On ne se débarrasse pas de moi comme ça
Avant de voir le film, on ne peut qu’être rebuté par une affiche hideuse, mais on lit les noms de Matt Damon et de Scarlett Johansson, ça éveille un minimum de curiosité.
On comprend très vite l’histoire très prévisible de ce film où un homme, Benjamin Mee, ayant perdu sa femme six mois auparavant, achète et rénove un zoo pour faire plaisir à ses deux enfants. On retrouve le rêve américain, la glorification de la petite entreprise étasunienne où avec de la volonté et de l’effort, on peut renverser des montagnes. Tout ce qui suit l’histoire de la rénovation de ce zoo n’a à priori aucun intérêt, ces travailleurs bourrus prêts à se sacrifier, par exemple, sont très clichés. Sinon l’herbe est très verte, les sourires nombreux, les dents très blanches, la lumière du soleil inonde l’écran, les animaux sont filmés comme dans un reportage animalier sur la cinquième. Si on rajoute à cela un adolescent taciturne dessinant pour cacher ses idées morbides, une petite fille ingénue et mignonne qui est difficilement supportable, quelques blagues sans intérêts, un manque de chair surprenant lorsqu’on a des acteurs comme Matt Damon et Scarlett Johansson, on a de nombreuses raisons de fuir.
Et pourtant quelque chose cloche, la machinerie hollywoodienne tourne bizarrement. Tout est trop. On a l’impression de nager dans un Éden biblique, et les références chrétiennes sont nombreuses jusqu’à cette promesse d’un déluge qui aurait pu tout emporter.
Le contenu manifeste du film montre un héros ayant une démarche volontariste, pour sortir d’un deuil, il suffirait d’être dans l’action, cet aspect de Benjamin Mee montré dans les premiers plans du film est contredit par un film plutôt lent où il ne se passe pas grand chose.
Pour avoir il suffirait de vouloir. Pour être heureux, il suffirait d’un nouveau départ comme tout l’entourage du héros semble le lui dire. Et pourtant ça résiste, le film est travaillé souterrainement par cette idée de deuil qui ne se résout pas si facilement que ça, pas si facilement que dans un film grand public. Un fils refuse ce rêve trop simple, continue à déprimer, et le héros ne veut pas laisser partir un tigre mourant et souffrant avec cette idée simple mais efficace du parallèle entre la mort de sa femme et celle de ce tigre, et on comprend alors que tout ce qu’on nous montrait était faux, les dents trop blanches, l’herbe trop verte, que le paradis promis n’existe pas, qu’il faut se coltiner l’humain et sa condition, la mort, la perte. Comme le dit à la fin du film le personnage joué par Elle Fanning (très bien et touchante dans sa relation avec l’adolescent joué par Colin Ford) disant au personnage interprété par Scarlett Johansson qu’elles préfèrent toutes les deux les humains aux animaux, sous-entendant qu’elles préfèrent la réalité aux rêves, que cette quête d’origine, de mysticisme est fausse.

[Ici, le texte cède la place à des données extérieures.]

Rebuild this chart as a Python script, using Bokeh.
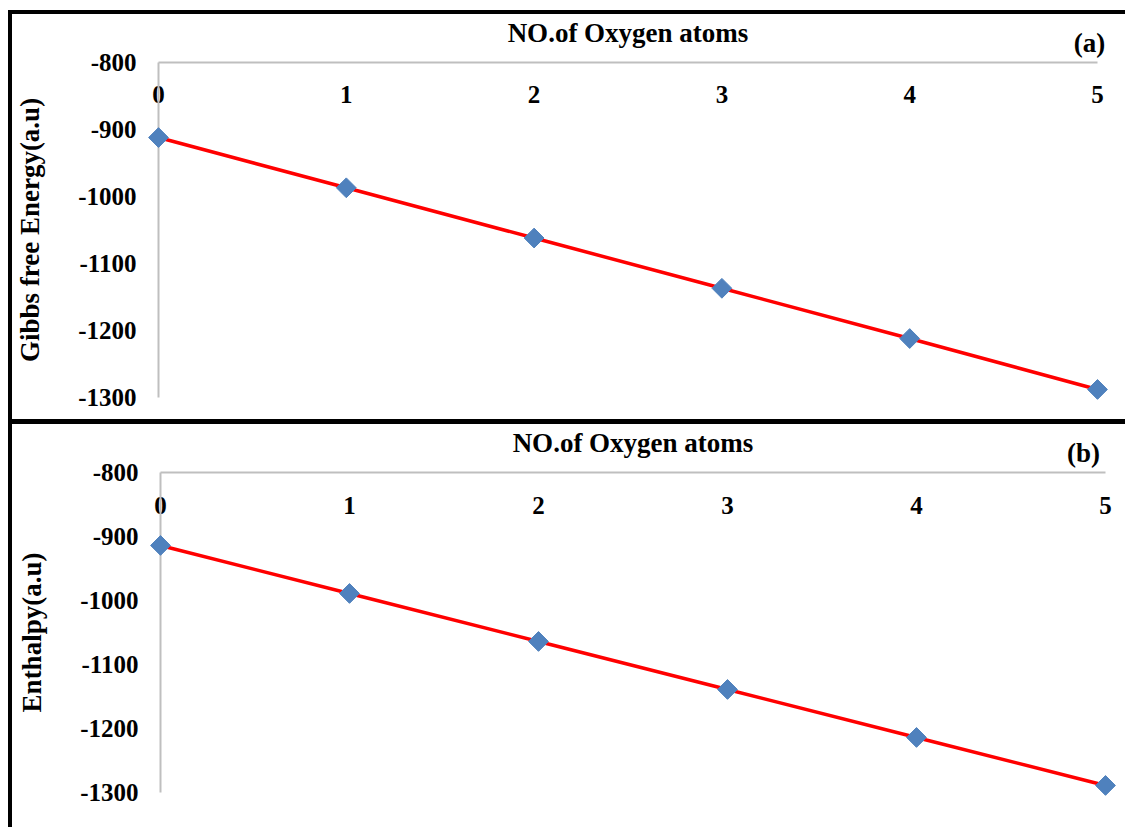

Une autre idée forte du film est de ne pas montrer cette femme morte avant le dernier quart du film, et d’un coup, alors que le héros se remet à la regarder sur des photos, nous la voyons vivre, aimer, danser, et de la voir vibrer touche, surtout en réaction à l’univers de carte postale du reste du film, nous faisant voir tout ce qui était latent, caché, ce que signifie réellement la mort d’un proche, de même la dernière scène du film où le héros rejoue leur première rencontre est tout simplement bouleversante. Et franchement on ne s’attendait pas à être ainsi bouleversé devant ce qui apparaissait au départ comme un océan de mièvrerie.
Nouveau Départ (We bought a zoo) de Cameron Crowe, 2012, EU avec Matt Damon, Scarlett Johansson, Colin Ford, Elle Fanning…
Un film qui avait tout pour me déclencher des envies de meurtres mais au final un joli moment comme tu le dis.
Oui, je suis d’accord, c’est un film étrange, à priori indéfendable mais quelques très belles idées finissent par sauver l’ensemble.
Oui, c’est étrange comme parfois ça peut tenir à pas grand chose et éviter l’océan de guimauve qu’on s’attendait à devoir supporter.